To bridge the gap, some of the world’s largest technology firms are exploring alternative risk transfer mechanisms. Captive insurance companies, where a parent firm creates its own insurer to cover its risks, are becoming more common among the tech giants. However, for third-party developers who rely on traditional project finance, this isn’t always an option. These mid-tier players are finding themselves in a difficult position, caught between high demand for digital infrastructure and a tightening supply of the financial safety nets required to build it.

Industry analysts suggest that the insurance market needs to undergo a fundamental shift in how it views digital infrastructure. Rather than treating data centres as specialized warehouses, underwriters must develop more sophisticated models that account for the specific redundancies and fire suppression technologies unique to the sector. Without this evolution, the pace of AI infrastructure deployment could slow significantly, as the flow of institutional debt remains contingent on the availability of coverage.
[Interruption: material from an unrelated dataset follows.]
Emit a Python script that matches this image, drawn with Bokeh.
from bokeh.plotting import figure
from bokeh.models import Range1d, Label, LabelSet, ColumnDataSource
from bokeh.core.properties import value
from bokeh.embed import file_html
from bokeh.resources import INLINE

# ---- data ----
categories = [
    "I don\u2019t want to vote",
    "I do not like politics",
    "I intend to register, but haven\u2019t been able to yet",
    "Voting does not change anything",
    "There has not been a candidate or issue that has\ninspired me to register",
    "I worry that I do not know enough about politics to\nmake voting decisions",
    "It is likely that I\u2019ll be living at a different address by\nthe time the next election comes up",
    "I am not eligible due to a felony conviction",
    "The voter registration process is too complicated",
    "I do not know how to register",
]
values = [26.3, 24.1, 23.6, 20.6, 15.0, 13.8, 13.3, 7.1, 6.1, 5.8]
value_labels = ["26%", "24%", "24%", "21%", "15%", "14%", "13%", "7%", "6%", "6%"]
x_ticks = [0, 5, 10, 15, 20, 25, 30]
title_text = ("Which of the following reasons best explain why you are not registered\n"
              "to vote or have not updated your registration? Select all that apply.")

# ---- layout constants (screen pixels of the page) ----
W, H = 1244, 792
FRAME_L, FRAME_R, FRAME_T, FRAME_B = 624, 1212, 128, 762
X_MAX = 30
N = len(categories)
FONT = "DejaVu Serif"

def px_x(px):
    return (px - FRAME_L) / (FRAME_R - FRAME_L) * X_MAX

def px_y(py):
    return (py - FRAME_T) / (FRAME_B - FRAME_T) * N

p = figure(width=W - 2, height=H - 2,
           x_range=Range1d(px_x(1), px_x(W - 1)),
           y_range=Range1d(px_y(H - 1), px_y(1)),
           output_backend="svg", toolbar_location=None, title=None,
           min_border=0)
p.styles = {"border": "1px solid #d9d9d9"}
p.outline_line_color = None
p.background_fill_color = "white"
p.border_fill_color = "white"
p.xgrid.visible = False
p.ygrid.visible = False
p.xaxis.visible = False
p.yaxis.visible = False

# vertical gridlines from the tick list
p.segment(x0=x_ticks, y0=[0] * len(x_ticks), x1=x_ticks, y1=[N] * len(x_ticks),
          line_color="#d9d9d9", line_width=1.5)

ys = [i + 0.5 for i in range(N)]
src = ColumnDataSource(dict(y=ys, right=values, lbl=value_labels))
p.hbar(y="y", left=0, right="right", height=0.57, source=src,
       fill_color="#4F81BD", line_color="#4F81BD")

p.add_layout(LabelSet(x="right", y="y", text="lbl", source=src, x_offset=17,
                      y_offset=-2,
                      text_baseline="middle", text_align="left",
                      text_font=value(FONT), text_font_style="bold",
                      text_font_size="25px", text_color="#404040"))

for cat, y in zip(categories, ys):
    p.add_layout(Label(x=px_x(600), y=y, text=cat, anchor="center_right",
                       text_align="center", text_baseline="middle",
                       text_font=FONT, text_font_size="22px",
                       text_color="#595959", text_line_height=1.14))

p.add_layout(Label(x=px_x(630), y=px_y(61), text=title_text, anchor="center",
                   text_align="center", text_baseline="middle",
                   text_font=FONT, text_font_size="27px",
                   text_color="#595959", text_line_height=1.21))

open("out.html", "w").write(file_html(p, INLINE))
For now, the tension between ambitious construction timelines and cautious actuarial realities continues to grow. Lenders are demanding more transparency and better safety protocols from developers before committing funds. In an era where data is often described as the new oil, the literal pipes and buildings that house that data are proving much harder to protect than anyone anticipated. The coming years will likely see a push for more standardized construction techniques to help insurers feel more comfortable with the risks involved in these massive technological cathedrals.